What does morality mean? Does it exist outside your religious beliefs? How do your perceptions of morality impact your relationships?
In examining how different people view morality and how it applies in their lives, Document Women spoke to three women with varying moral codes on how it shapes their lives and interactions.
Morality; principles concerning the distinction between right and wrong or good and bad behaviour.
While 21-year-old Ogonna does not consider herself religious; she says God drives her morality. “I’m not religious per se; I believe we should just get to know God through Jesus his son. My sense of right and wrong is driven by what God wills and what he does not.”
She believes morality can exist outside of religion and is subjective, but for her, morality is shrouded in her religion.
“People have various things on which their morality is hinged; some people don’t think it is moral to wear trousers while others don’t mind trousers but frown at foul language, etc. Morality is tied to people’s perceptions.”
In all the Abrahamic faiths and even Greek philosophy, religion and morality have been closely intertwined since the beginning. A Global Attitudes Project by the Pew Research Center in 2007 asked the question; “Must Believe in God to be Moral?” Nigeria had a score of 82, favouring a religion-backed code of morals.
When asked what morality means to her as a woman, Ogonna says, “My views on morality are influenced by my wanting to do God’s will, not a man or society.” While she holds on to her faith, Ogonna recognises that ultimately, a person’s moral compass is personal.
In interpersonal relationships, she believes that her immediate family shares her values. However, she says, “Sometimes, you can’t really tell what a person feels because people pretend or hide, so based on what they reflect, I believe we have shared values.” As for her friendships, Ogonna knows that not all her friends are like-minded, but she loves them regardless.
Skittles*, 22, is a Muslim and when asked if she considers herself a religious person, she says, “To an extent, I do. Religion is very important to me, it gives me a sense of purpose and direction.”
Her sense of morality is defined by the impact of her actions on those around her. “If what I am doing or saying negatively affects someone, then I consider it bad. I know good things make people happy so I aspire to do good things only. I know I am doing something bad if I hurt someone in the process.”

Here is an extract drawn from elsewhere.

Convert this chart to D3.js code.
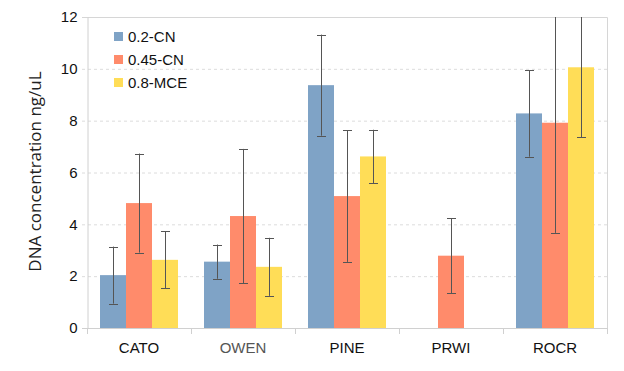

She doesn’t believe her morality is derived from religion, instead, she seeks to emulate her parents who she considers truly kind people. “My dad always taught us to accord respect to everybody, not even because of religion, he just always emphasised the need to be kind. I don’t want to put myself on a pedestal but, my basic philosophy in life is if whatever someone is doing does not affect you, it should not bother you.”
Skittles believes that morality is subjective because human beings are different. She also believes the way people were raised is an important determiner of their moral values. As a woman, especially a religious woman, Skittles believes that the rules are different and harsher for women and that women are held to unreasonable standards that their male counterparts are not.
24-year-old Nessa does not consider herself a religious person. Her stance on religion differs from the other respondents in this way “It is a way to confuse and it was brought in for control and to take power from people.”
She is inspired by ‘common sense’.
“It is simply common sense to me. There are certain things you know will be harmful to somebody and, for that reason, you just don’t do them. You should treat others with respect and as they want to be treated. My sense of morality depends on who I’m interacting with. I try to consider people first and their likes and dislikes when interacting with them.”
“Morality has to exist outside religion because there are a lot of people who are religious whose morals are sick. You don’t have to be religious to be a moral person.”
The relativity of morality is evident as coexisting or even being derived from religion; however, there is still an unspoken expectation of morality from women as a result of these religious requirements. Regarding the most important issues related to family, education, careers, healthcare, finances, politics, safety, and even spirituality, Christianity has continuously placed men above women, at their expense.
The World Economic Forum notes that “the denial of religious freedom contributes to gender inequality throughout the world”, drawing parallels between governments with social and religious restrictions and gender inequality.
Though freedom of religion or belief is constitutionally protected, its restrictions, interpretations and violations affect women, girls and LGBTI people in worse ways than men.
In Nigeria, This is evident in gender-based violence, rape, forced marriages, kidnappings or otherwise. Similarly, violations of rights related to gender equality also affect women’s, girls’ and LGBTI people’s right to practise their religious beliefs as they want. LGBTI people, women and girls are victims of intersectional discrimination where they are being judged not only by law and norms but also by their religious community.